Readers as Actors and Reactors

My translation of Yi Si-yŏng's 평화 ("Peace"), from his collection For Our Dead Sons (Korean):

If I were somehow the wind,
I would become the gentlest breeze in the world,
as not to wake that baby squirrel from its afternoon nap.

When I first began studying Korean poetry, this poem popped up on Siyoil, a Korean poem-a-day app I'd downloaded, and I spent a few minutes memorizing it so I'd have something to pull out of my back pocket when someone asked me to speak Korean for them. I soon found out that, like "How do I love thee? Let me count the ways" (from Elizabeth Barrett Browning's Sonnets from the Portuguese), "Peace" is a poem many Korean speakers know by heart but can't quite identity. In a certain sense, that's the beautiful thing about "Peace"—its ability to seep into the reader's subconscious memory, stirring beneath the surface while we pursue other literary avenues. Beyond its brevity and cuteness factor, what makes "Peace" so easy to memorize and yet so forgettable? I'd suggest that this poem is so contagious because it's conducive to embodied mental simulation.

Just as we make more consistent assumptions about a romantic relationship when it's described using metaphors rather than abstract language, when Yi's speaker imagines being the wind, most readers initiate a neural simulation of this image. Because the wind is not an instrument in the speaker's control but the speaker himself, the sorts of decisions the personified wind can make are distinct from those the wind would make in another simulation—say, one in which the speaker is somehow given control of the earth's weather. In Yi's simulation, because the wind's agency is inherited from the (human) speaker, its sympathies are local—its affection is drawn to the speaker's immediate surroundings, "that baby squirrel." The wind's resolution to "become the gentlest breeze in the world" is one that all but nullifies its own existence. Yi could've dodged this by speculating about what he'd do if he were somehow the air, but that change would miss our mythological conception of the wind as an agentic character. This poem contains but one metaphor (and a conventional one at that) but the poem and the words that make it up are memorable because they pull the reader into a specific, embodied fantasy. And within that fantastic space, the speaker chooses to unwrite his own existence by having the wind efface itself—a gesture that embeds a subtle message about sacrifice and the purity of nature. Perhaps, having read "Peace," we would live more unassumingly, taking up a little less space.
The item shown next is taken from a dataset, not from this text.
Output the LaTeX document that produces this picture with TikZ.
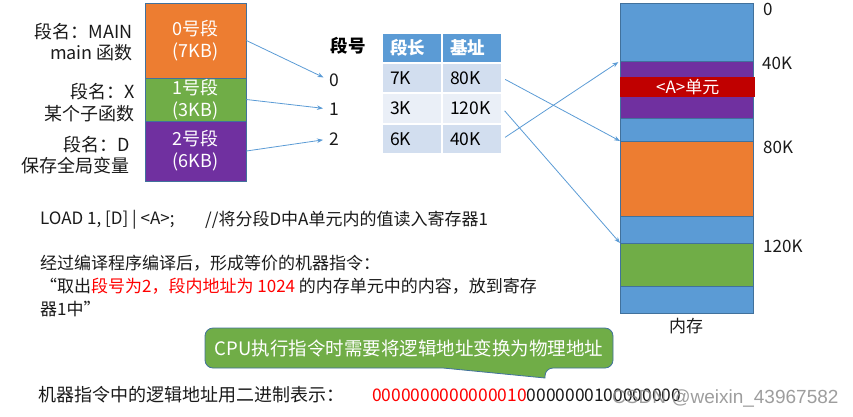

In my home state of Washington, the masterminds of the state lottery came up with a similar innovation. For some time, lottery advertisements had relied on the standard technique: blinking billboards showing the next estimated jackpot in dollars. But by 2011, would-be gamblers had grown numb to the dull orthography of dollar sign, integer, and (some number of) zeroes. Enter Jessica Urgo, copywriter. She devised a hashtag campaign, #ifiwon, encouraging viewers to mentally visualize—and, of course, tweet about—the life they would purchase if they picked the right numbers in the Powerball or Mega Millions games. With a couple of humorous starter ideas and social-media pages open to public submissions, the campaign worked. The idea seems obvious in retrospect: if people mentally inhabit their lottery fantasies, they're more likely to buy lottery tickets.